Nous qui essayons de nous dire disciples du Christ — mais y avons-nous droit finalement ? — nous nous sentons appartenir pleinement à l’humanité y compris dans ses faiblesses, ses errances, ses fautes, ses conflits et ses péchés. Nous ne sommes pas mieux que les autres ! Nous aimerions tellement que ton église soit parfaite, pure, une, sainte, catholique, apostolique… Mais nous savons tellement que ce n’est pas vrai. Ce serait un mensonge, une tromperie, une publicité mensongère, une usurpation, un abus de pouvoir que de le laisser croire. Et ce qui touche et blesse nos frères des autres églises nous touche et nous blesse autant qu’eux. Me permets-tu de citer encore tes paroles cher Paul ? Si un membre du corps souffre, tous les membres partagent sa souffrance… disais-tu au chapitre 12 de ta première lettre aux Corinthiens (1 Co 12,26). C’est très exactement ce que nous ressentons en ce moment. Nous souffrons avec nos frères et sœurs catholiques.

« Gloire à Dieu ! Gloire à Dieu ! » répond l’apôtre Paul ! « ENFIN !! Il y a tellement longtemps que j’attends ce moment béni où les uns et les autres, vous prendrez conscience de votre péché ! Comment pourriez-vous être sauvés si vous ne savez pas de quoi vous devez être sauvés ! Comment pourriez-vous vous rendre seulement disponibles à la Grâce si vous n’en avez pas besoin ? Comment le Christ pourrait-il entrer dans vos vies si vous restez remplis de vous-mêmes et de votre suffisance ? Allez-y, je vous encourage à creuser profond en vous pour regarder la vérité sans fard… » « Voilà ce que vous étiez… » dit l’apôtre Paul. Voilà ce que vous étiez…

Parce que c’est ainsi que fonctionne le monde dont nous faisons pleinement partie. Oui c’est vrai : nous sommes tous convaincus de l’utilité de la loi, des règles, des contraintes mais si nous pouvons trouver une échappatoire, un passe-droit, un privilège, une exception, nous n’hésitons pas longtemps. Oui c’est vrai : nous pensons en principe que tous les humains sont égaux en droits et en dignité mais le plus souvent ce ne sont que des paroles et, dans les faits, dans le monde dans lequel nous vivons, ce n’est presque jamais une réalité. La Déclaration Universelle des Droits de l’Homme reste une utopie qui ne se concrétise pas.
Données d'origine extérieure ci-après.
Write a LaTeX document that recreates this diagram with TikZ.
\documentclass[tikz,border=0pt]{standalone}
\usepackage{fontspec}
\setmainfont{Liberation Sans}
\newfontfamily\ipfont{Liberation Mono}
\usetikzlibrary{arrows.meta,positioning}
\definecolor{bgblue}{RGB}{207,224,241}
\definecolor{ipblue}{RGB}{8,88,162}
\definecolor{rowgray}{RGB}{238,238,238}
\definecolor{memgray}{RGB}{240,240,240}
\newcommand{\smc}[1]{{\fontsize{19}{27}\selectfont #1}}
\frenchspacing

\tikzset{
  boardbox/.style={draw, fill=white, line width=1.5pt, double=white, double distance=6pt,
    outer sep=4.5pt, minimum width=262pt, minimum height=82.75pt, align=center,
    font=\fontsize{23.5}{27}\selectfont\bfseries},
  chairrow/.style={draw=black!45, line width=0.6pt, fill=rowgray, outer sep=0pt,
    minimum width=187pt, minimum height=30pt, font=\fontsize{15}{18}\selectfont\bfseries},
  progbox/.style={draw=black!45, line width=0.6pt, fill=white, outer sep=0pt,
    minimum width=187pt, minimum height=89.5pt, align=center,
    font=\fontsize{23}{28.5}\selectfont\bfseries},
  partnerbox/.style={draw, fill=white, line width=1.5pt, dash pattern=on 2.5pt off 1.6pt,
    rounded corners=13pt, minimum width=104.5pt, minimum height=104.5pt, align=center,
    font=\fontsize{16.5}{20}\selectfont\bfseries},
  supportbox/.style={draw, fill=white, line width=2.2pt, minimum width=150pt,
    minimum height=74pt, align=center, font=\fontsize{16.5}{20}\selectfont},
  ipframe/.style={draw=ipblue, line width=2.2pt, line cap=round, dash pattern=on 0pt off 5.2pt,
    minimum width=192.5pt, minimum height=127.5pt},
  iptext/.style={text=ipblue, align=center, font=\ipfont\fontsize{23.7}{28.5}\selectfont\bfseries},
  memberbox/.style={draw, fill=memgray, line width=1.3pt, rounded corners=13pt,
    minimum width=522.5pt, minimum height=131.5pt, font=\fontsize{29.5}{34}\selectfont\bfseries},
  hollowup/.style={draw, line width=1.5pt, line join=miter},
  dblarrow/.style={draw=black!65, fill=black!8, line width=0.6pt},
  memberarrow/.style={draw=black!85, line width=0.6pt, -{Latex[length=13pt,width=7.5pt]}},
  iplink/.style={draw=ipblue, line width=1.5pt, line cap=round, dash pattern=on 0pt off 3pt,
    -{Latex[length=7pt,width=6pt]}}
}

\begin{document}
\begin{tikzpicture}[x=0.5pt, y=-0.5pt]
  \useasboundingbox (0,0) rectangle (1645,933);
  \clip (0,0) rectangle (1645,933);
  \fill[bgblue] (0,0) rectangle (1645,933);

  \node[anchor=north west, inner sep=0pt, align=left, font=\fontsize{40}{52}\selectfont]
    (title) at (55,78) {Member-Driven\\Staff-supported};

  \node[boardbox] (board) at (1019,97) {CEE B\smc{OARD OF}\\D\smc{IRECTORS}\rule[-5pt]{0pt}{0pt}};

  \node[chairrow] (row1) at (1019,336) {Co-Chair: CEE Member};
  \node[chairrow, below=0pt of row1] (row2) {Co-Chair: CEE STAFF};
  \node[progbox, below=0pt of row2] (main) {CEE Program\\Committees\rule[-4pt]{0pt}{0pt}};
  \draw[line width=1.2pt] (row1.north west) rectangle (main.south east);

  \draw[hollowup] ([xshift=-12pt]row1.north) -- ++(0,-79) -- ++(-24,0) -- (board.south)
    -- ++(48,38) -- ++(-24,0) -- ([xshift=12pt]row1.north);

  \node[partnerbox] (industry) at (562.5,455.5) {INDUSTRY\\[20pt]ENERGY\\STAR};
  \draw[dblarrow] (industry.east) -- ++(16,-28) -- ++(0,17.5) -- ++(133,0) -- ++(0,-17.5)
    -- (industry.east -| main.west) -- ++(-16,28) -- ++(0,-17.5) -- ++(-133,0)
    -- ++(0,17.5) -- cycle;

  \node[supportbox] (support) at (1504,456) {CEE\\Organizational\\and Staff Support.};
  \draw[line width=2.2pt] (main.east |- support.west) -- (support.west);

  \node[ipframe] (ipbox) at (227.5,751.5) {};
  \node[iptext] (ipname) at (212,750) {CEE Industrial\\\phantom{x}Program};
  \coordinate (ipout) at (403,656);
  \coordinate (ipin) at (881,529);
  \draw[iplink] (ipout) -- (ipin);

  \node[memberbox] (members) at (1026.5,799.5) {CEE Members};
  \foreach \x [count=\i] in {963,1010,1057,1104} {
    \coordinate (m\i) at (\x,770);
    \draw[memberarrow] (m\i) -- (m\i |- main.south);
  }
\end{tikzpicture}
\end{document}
Ici et partout règnent la hiérarchie qui humilie, les victimes d’abus de pouvoir, les sous-citoyens, les méprisés et les laissés-pour-compte. Oui c’est vrai : nous sommes convaincus qu’il faudrait aimer son prochain comme soi-même mais, dans les faits, nous le mettons si peu en pratique. Nous avons tous entendu ton appel à aimer nos ennemis mais, exception faite de celui qui a donné sa vie sur la Croix, nous continuons à les détester. Oui c’est ce que nous étions. Et il serait sans doute plus juste de dire « c’est ce que nous sommes… » en vérité.
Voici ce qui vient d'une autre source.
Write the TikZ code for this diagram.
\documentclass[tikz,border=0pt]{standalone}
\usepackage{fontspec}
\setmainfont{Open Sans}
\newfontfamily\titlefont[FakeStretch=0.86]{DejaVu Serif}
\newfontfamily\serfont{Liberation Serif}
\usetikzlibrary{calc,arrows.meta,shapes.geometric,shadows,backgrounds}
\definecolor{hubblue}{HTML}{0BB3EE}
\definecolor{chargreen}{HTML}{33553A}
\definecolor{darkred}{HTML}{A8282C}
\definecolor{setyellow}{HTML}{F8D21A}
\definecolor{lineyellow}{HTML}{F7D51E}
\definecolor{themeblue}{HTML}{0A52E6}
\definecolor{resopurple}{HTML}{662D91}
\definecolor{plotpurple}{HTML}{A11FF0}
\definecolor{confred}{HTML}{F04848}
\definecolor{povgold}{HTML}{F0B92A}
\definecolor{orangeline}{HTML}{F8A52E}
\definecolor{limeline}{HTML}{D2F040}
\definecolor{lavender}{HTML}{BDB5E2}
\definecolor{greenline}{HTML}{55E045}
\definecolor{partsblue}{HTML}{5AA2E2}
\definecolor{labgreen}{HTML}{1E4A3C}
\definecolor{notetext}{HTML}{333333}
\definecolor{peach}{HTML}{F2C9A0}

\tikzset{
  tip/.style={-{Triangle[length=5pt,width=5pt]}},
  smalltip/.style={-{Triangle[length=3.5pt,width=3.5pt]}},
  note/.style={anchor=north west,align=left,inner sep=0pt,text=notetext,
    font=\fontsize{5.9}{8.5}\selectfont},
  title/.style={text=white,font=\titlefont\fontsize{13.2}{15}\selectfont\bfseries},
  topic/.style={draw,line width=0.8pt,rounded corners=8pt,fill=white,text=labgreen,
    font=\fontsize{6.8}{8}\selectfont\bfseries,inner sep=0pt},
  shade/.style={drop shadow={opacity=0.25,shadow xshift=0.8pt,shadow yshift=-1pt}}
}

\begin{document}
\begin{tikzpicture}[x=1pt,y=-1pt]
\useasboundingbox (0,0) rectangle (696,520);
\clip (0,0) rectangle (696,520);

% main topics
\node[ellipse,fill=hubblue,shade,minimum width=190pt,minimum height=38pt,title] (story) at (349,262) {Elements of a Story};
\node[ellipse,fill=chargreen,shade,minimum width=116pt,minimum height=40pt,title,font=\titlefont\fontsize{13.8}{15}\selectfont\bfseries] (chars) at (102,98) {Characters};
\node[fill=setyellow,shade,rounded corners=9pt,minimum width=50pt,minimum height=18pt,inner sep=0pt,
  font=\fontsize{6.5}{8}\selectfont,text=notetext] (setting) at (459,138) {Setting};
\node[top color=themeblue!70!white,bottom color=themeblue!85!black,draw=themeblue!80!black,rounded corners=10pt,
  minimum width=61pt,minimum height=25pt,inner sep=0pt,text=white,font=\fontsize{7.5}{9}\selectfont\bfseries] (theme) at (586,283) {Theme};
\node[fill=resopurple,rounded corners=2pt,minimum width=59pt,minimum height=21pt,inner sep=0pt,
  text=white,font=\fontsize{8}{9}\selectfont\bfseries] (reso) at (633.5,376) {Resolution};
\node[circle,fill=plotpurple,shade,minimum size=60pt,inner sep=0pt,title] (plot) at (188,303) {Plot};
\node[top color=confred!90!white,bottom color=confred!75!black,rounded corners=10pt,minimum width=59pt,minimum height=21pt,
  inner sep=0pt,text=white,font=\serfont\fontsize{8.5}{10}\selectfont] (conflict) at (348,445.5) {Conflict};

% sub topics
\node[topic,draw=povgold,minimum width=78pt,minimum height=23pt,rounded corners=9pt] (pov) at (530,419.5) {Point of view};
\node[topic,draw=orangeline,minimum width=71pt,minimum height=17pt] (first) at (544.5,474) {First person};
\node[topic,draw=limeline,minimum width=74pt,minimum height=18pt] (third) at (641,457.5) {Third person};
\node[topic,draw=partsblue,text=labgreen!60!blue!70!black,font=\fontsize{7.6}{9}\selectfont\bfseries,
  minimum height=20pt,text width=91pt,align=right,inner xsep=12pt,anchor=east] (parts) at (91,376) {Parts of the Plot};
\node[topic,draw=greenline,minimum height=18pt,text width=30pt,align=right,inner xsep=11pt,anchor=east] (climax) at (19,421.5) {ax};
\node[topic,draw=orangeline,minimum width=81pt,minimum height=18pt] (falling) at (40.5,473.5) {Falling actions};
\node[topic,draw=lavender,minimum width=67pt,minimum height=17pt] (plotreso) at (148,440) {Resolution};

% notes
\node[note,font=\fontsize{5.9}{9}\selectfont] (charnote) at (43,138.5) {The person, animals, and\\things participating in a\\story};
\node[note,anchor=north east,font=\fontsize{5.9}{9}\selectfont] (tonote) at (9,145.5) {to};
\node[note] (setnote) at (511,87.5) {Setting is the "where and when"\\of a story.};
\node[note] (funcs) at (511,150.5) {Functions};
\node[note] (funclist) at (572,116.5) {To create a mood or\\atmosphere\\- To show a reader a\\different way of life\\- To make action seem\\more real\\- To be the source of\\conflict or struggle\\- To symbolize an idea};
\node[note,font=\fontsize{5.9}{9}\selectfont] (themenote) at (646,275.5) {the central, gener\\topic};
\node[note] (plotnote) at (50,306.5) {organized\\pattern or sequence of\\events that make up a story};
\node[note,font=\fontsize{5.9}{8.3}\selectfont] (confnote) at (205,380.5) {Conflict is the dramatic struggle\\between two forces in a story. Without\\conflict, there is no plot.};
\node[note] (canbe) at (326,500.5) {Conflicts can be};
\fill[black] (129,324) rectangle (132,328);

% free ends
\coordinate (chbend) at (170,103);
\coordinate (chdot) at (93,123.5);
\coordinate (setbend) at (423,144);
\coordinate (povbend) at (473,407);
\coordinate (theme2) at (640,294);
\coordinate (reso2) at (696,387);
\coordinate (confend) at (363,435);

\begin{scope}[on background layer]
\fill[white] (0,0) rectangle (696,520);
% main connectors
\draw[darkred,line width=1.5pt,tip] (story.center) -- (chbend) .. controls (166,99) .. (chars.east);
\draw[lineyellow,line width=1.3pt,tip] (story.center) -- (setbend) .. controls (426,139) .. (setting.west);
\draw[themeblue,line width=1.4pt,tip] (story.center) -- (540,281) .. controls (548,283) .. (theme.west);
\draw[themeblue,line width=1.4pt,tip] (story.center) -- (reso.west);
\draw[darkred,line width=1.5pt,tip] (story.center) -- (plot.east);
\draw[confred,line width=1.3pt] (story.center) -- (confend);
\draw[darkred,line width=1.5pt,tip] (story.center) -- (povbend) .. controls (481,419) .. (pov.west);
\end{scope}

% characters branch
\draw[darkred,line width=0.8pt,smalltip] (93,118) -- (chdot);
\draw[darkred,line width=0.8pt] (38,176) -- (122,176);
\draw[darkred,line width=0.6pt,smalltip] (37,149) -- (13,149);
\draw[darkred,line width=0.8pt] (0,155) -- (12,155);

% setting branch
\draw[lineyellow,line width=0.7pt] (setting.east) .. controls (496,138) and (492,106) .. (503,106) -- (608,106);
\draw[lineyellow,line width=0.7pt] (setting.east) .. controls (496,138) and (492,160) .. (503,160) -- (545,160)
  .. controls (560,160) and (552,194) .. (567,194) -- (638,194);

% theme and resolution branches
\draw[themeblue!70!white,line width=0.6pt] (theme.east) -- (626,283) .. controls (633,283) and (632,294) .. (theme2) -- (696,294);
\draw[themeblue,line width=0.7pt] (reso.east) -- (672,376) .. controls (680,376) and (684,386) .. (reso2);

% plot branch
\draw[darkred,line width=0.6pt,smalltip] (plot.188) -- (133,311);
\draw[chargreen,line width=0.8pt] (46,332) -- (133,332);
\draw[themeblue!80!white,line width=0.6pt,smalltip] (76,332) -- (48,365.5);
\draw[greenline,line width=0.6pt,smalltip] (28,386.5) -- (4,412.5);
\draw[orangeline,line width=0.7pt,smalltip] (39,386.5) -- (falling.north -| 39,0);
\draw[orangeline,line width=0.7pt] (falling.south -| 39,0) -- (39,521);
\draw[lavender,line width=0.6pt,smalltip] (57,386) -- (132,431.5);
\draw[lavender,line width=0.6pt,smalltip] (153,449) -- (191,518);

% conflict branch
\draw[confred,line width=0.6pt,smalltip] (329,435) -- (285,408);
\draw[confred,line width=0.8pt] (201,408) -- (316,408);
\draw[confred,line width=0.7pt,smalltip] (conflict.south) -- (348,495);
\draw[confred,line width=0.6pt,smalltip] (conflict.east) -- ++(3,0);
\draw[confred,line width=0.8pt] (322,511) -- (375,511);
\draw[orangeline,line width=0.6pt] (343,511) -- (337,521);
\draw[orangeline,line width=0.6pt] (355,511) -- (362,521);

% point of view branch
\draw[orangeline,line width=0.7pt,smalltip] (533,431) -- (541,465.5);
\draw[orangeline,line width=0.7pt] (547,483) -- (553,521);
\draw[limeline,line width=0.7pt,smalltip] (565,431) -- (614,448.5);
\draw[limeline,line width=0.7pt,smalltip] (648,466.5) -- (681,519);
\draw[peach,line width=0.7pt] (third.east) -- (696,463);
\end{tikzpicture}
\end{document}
« Mais VOUS avez été lavés, mais VOUS avez été sanctifiés, mais VOUS avez été justifiés au nom du Seigneur Jésus Christ et par l’Esprit de notre Dieu. » Vous, vous, vous… chacun individuellement, personnellement, en son nom propre. Parce que l’Evangile ne fait pas des masses, ne s’adresse pas aux foules, aux groupes, aux communautés mais à des individus et seulement à des individus, à toi, à moi. A chacun en particulier. « Parce que les morts ne forment pas un club » dit Kierkegaard dans son Traité du désespoir, « on a voulu que le genre humain déchu ait été en bloc racheté par le Christ faisant du salut une abstraction théorique. Cela permet à l’individu de se figurer gagner tout sans formalité, rien qu’en participant à cette abstraction. ». L’Evangile n’est pas une abstraction spéculative qui massifie l’humanité en classant les gens dans des blocs homogènes (les païens, les anges, les saints…). De même que le péché est personnel, le salut s’adresse à chaque personne. VOUS avez été lavés, mais VOUS avez été sanctifiés, mais VOUS avez été justifiés. Comme le dit Paul dans l’épître aux Romains (5,20) : « Là où le péché a abondé, la grâce a surabondé. » Que cette bonne nouvelle nous habite personnellement pour que nous puissions en être porteurs à notre tour auprès de tous ceux qui savent parfaitement qu’ils ne sont pas mieux que les autres. Amen.